Plank, who says his company specializes in sound-absorbing corrugated metal walls, said a border security fence “would save a lot on manpower.”
“It would be interesting to see them on the borders,” he added.
Mike Flick of Oldcastle Precast Group, a nationwide leader in both highway and security fencing, told WND the idea of border fencing is certainly doable, but the design, depth and other particulars would need to be worked out.
Some have criticized the idea of a border fence.
“The United States needs a better immigration policy, not a fence along the border with Mexico that won’t do anything to protect us anyway,” says an editorial in the Modesto Bee. “The proposed fence is simply a sign of frustration with illegal immigration.
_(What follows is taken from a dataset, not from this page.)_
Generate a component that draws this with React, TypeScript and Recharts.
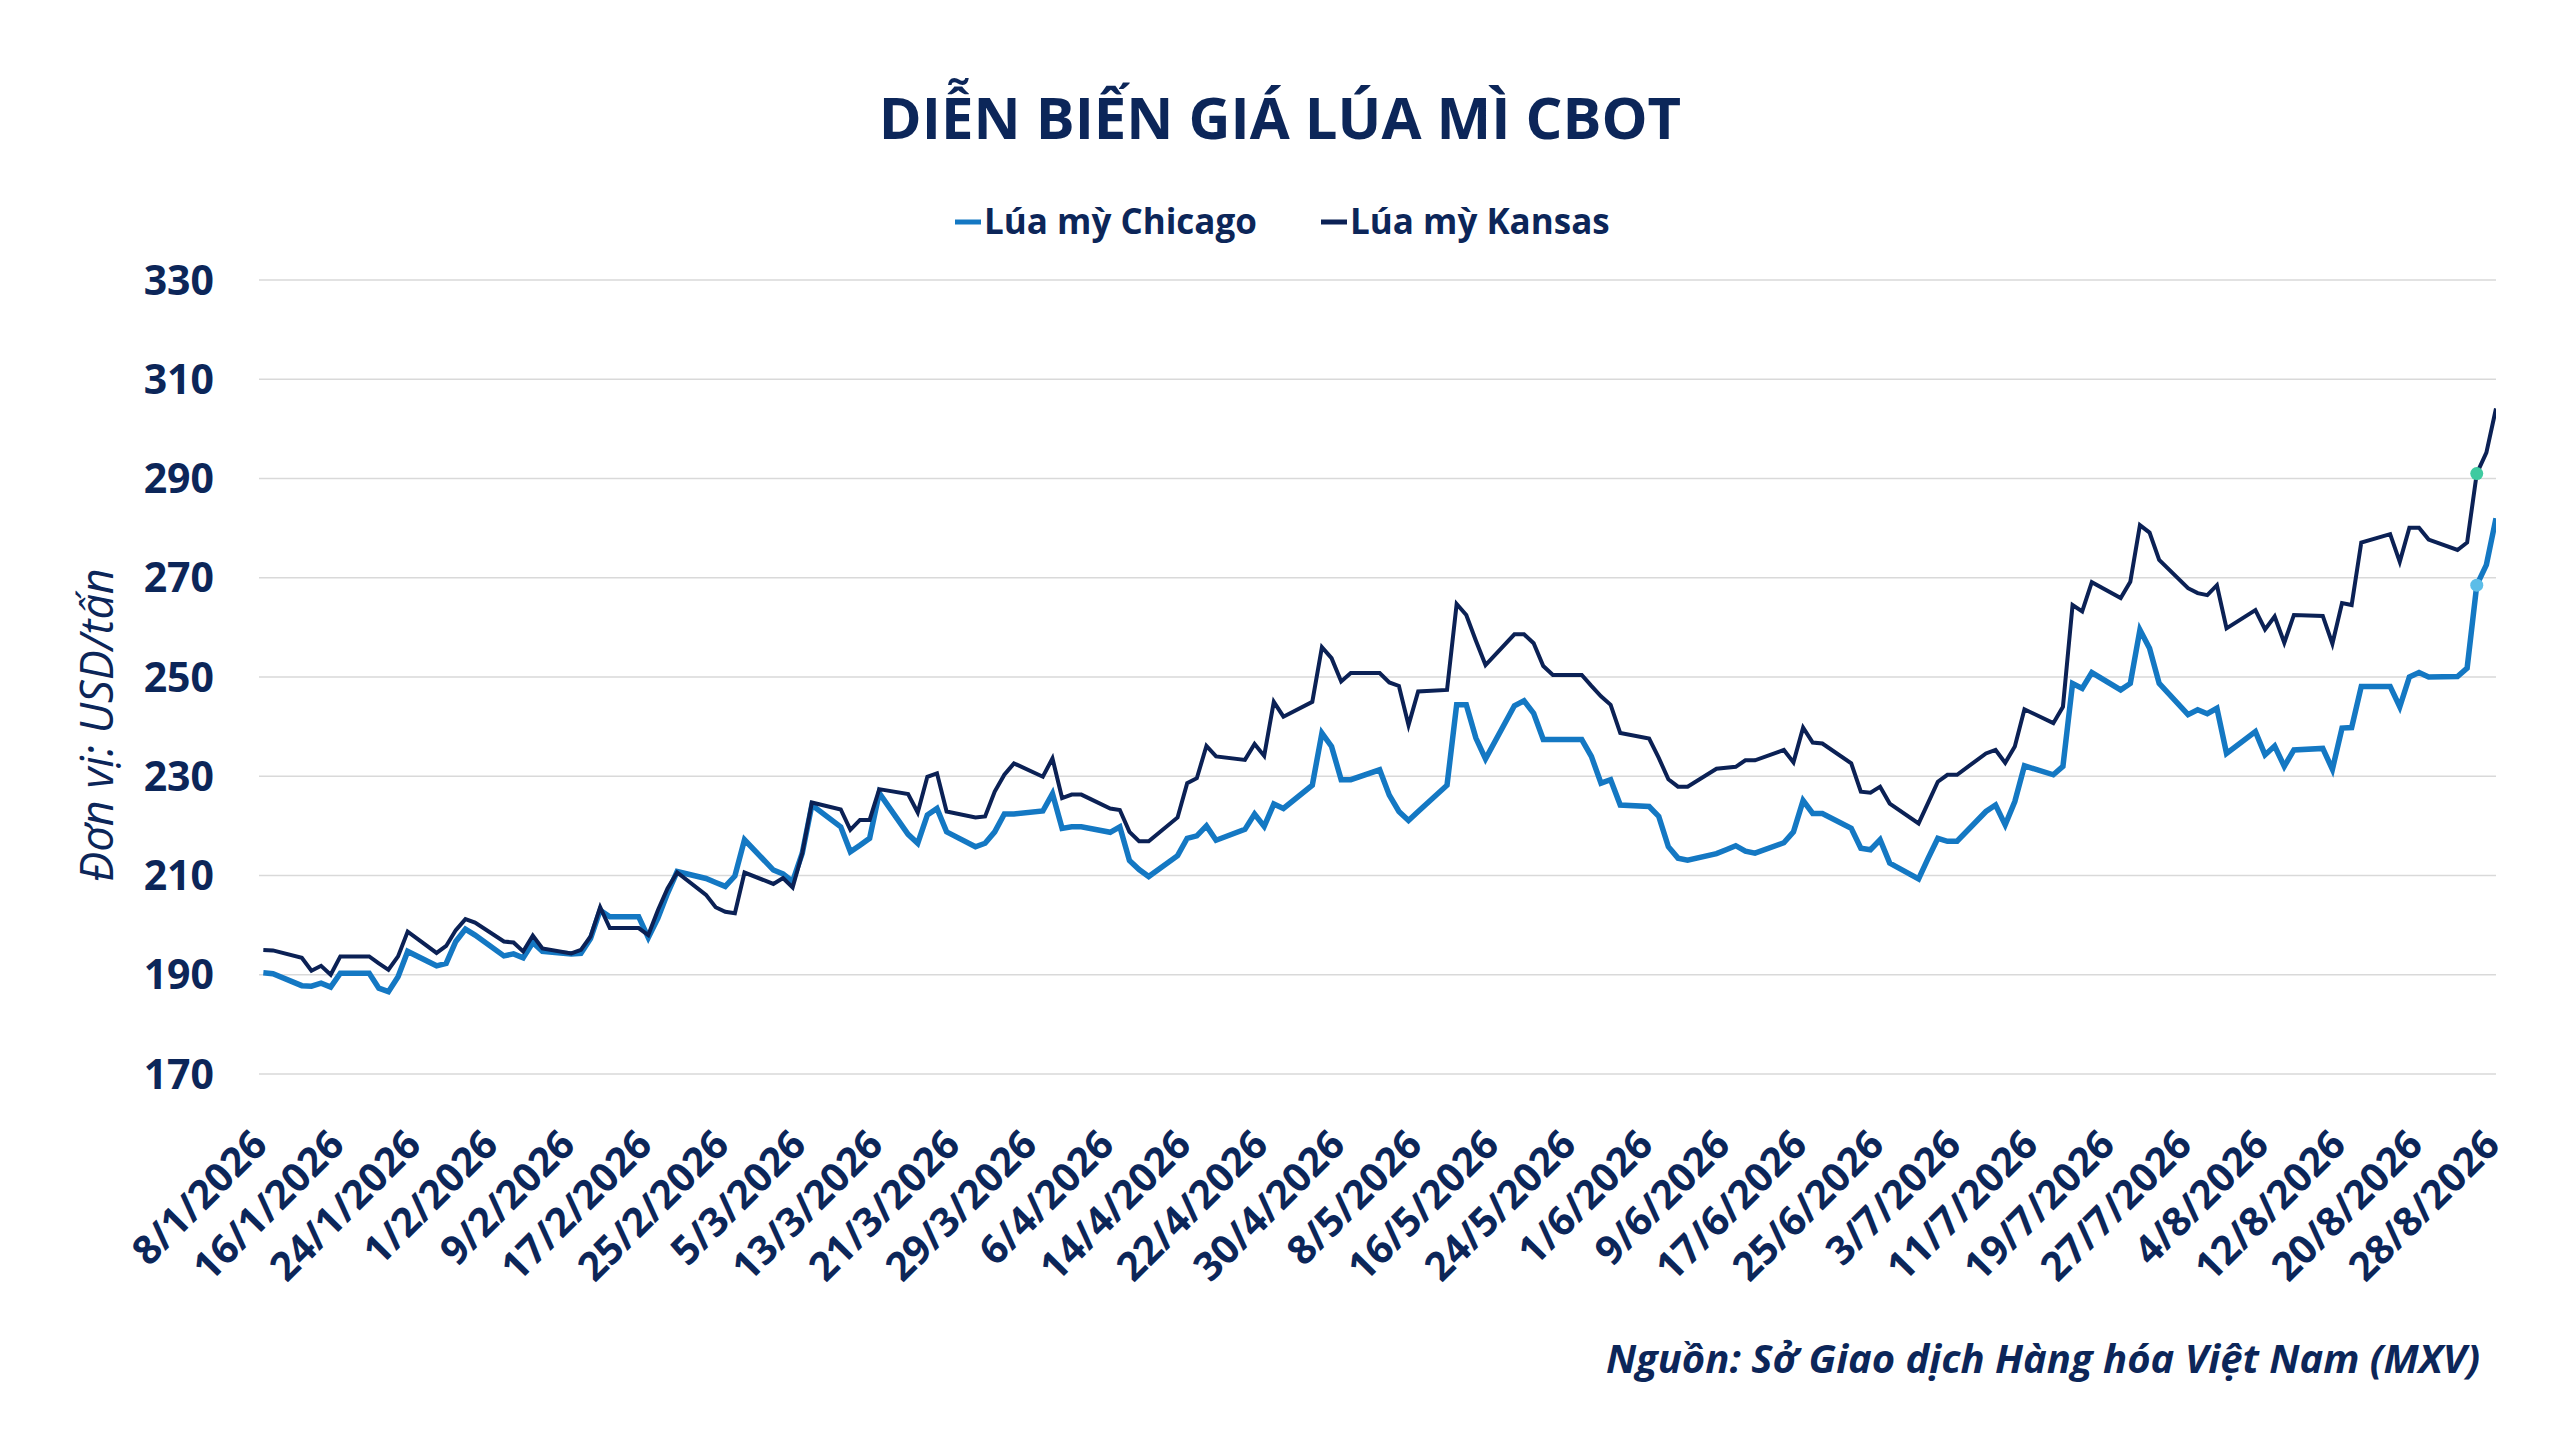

Our politicians need to come up with workable solutions to the problems of illegal immigration and national security.”
WeNeedAFence.com officials say a border fence makes sense in this day and age.
“The problem is not merely the number of illegal immigrants. In addition to the hundreds of thousands of illegal immigrants from Central and South America, there are several hundreds, perhaps thousands, of illegal aliens from countries that sponsor terrorism or harbor terrorists entering the United States each year across our border with Mexico. Thus, it is a national security issue as well as an immigration issue,” the group says on its website.
Officials at the Department of Homeland Security also believe in erecting new fences or strengthening existing ones as a way to bolster security. Last month DHS quietly implemented a pair of measures aimed to bring regions of the southwestern border under control
One measure “makes it easier for officials to remove non-Mexican illegal immigrants, popularly called ‘other than Mexicans’ or OTMs,” U.S. News & World Report said, “while another adds yet one more level of fortification to a metal wall stretching along parts of the border.”
“They clearly did this when no one was looking,” complained Tim Edgar, an immigration specialist with the American Civil Liberties Union. “And I’m worried DHS is trying to set new norms for how we treat immigrants in the United States.”
Border Patrol agents have praised fences as a means to deter border-jumping. One San Diego-area agent, speaking on anonymity, told WND fences constructed there have “dramatically” reduced the incidents of illegal immigration, though, the agent conceded, many immigrants have merely moved inland, east of the area where the San Diego fence line ended, to sneak into the country.